Размашистая походка И два на кудрях платка, В глазах веселая сметка, Большая мужичья рука. Дубину бы в руки эти, В уста бы присвист: «Гой!» В садах белые цветики Растопчу мужицкой ногой. Не быть мне серебряной птичкой, Мой дед убивал быков, Так могут ли песни мужички Смеяться и прыгать легко? С заунывным протяжным кличем Лесорубщиков и бурлаков Взорву я песней мужичьей Уют золотых уголков.

Но, идентифицируя свое лирическое «я» через свою дедовскую, заволжскую родословную, Баркова не может освободиться и от того трагического сознания действительности, которое так отчетливо проявилось в ивановскую пору ее работы над «Женщиной», а может быть, и еще гораздо раньше, в ее гимназические времена, когда она писала свои «Признания внука подпольного человека». Никуда она не может уйти «из этого города», где «течет душа» и где любая цельность обманчива. Вот и «мужичка» ее, если вспомнить последнюю строфу одноименного цикла, тонет, захлебнувшись пьяным морозным вином любви, в половодье. Погибает и неистовая героиня пьесы Барковой «Настасья Костер» (1923), по характеру своему очень напоминающая «мужичку».

И та, и другая, чувствуя в себе природную силу, вместе с тем носят в себе ощущение не только собственной греховности, но и греховности окружающего их мира. И та, и другая наделены гордостью и самоистязанием, любовью и ненавистью.

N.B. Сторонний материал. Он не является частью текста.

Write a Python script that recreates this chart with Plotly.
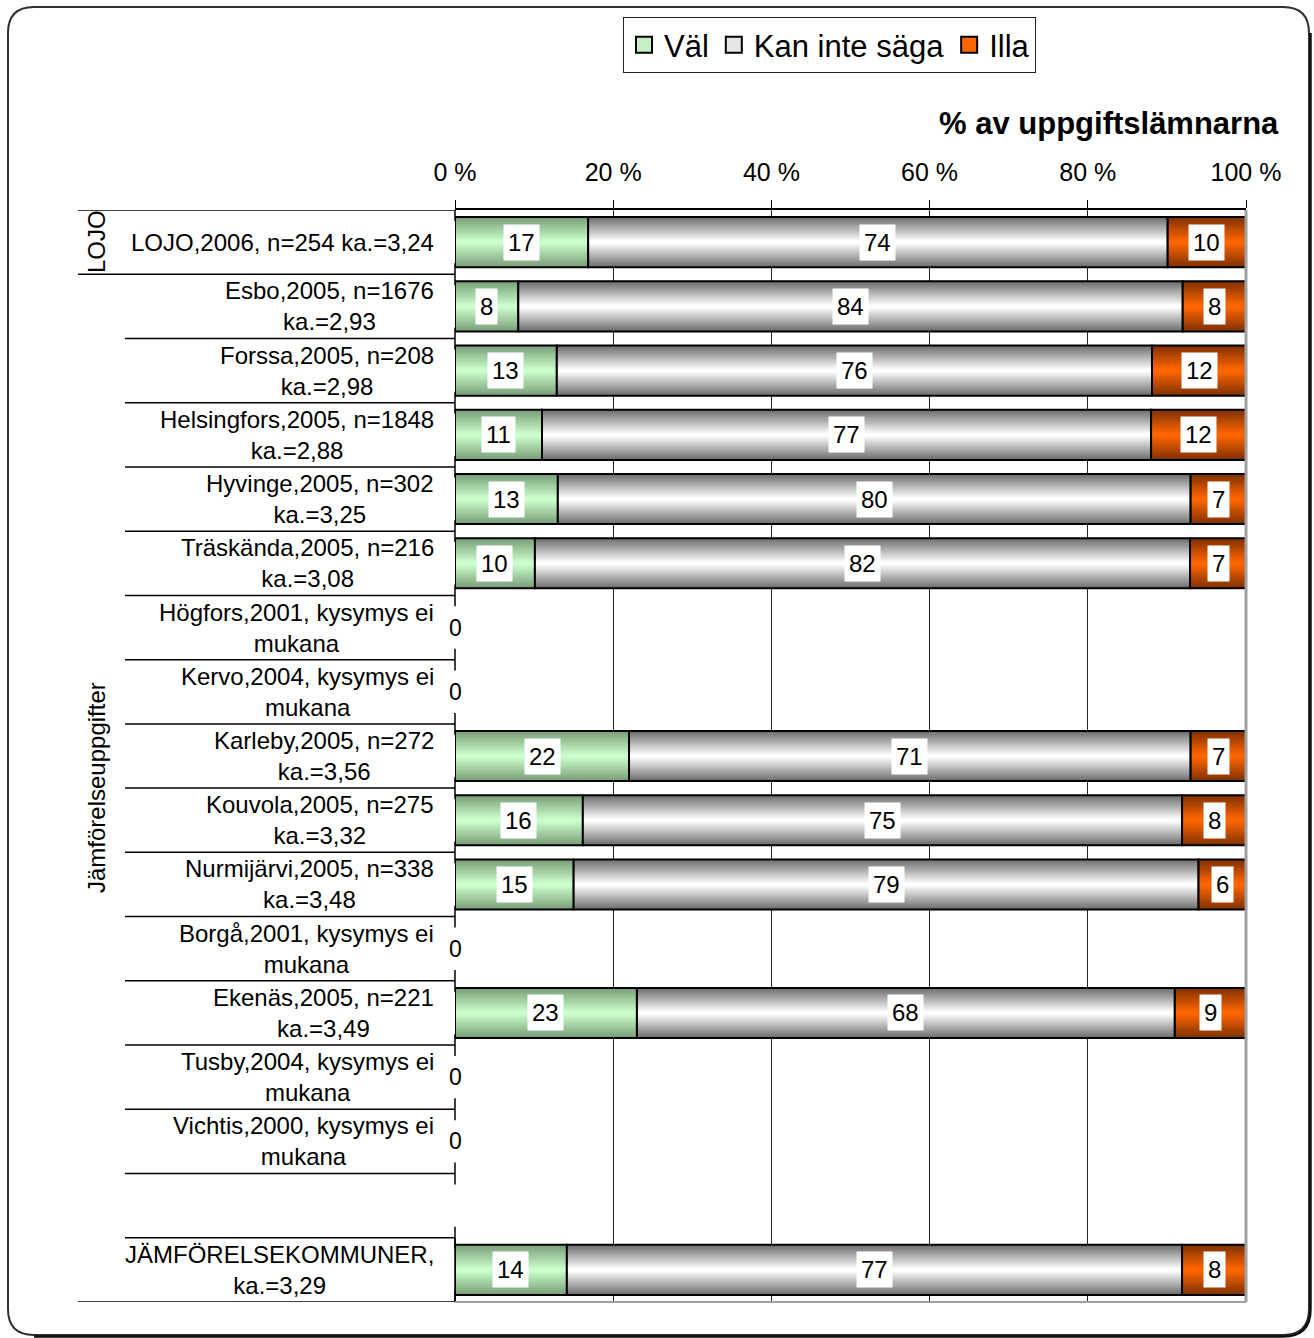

Характер, утверждаемый Барковой в стихах, драматургии, прозе московского периода, оказался глубоко чуждым советской официальной критике. Смотрины молодой ивановской поэтессы, устроенные А. В. Луначарским в Доме печати 5 мая 1922 года, прошли под неодобрительные окрики «неистовых ревнителей» нового искусства. В письме к автору этой книги от 24 июля 1974 года Анна Александровна вспоминала об этом так: «Все обвинения свалились на мою голову: мистицизм, эстетизм, индивидуализм, полнейшая чуждость пролетарской идеологии и, разумеется, „пролетарской поэзии“.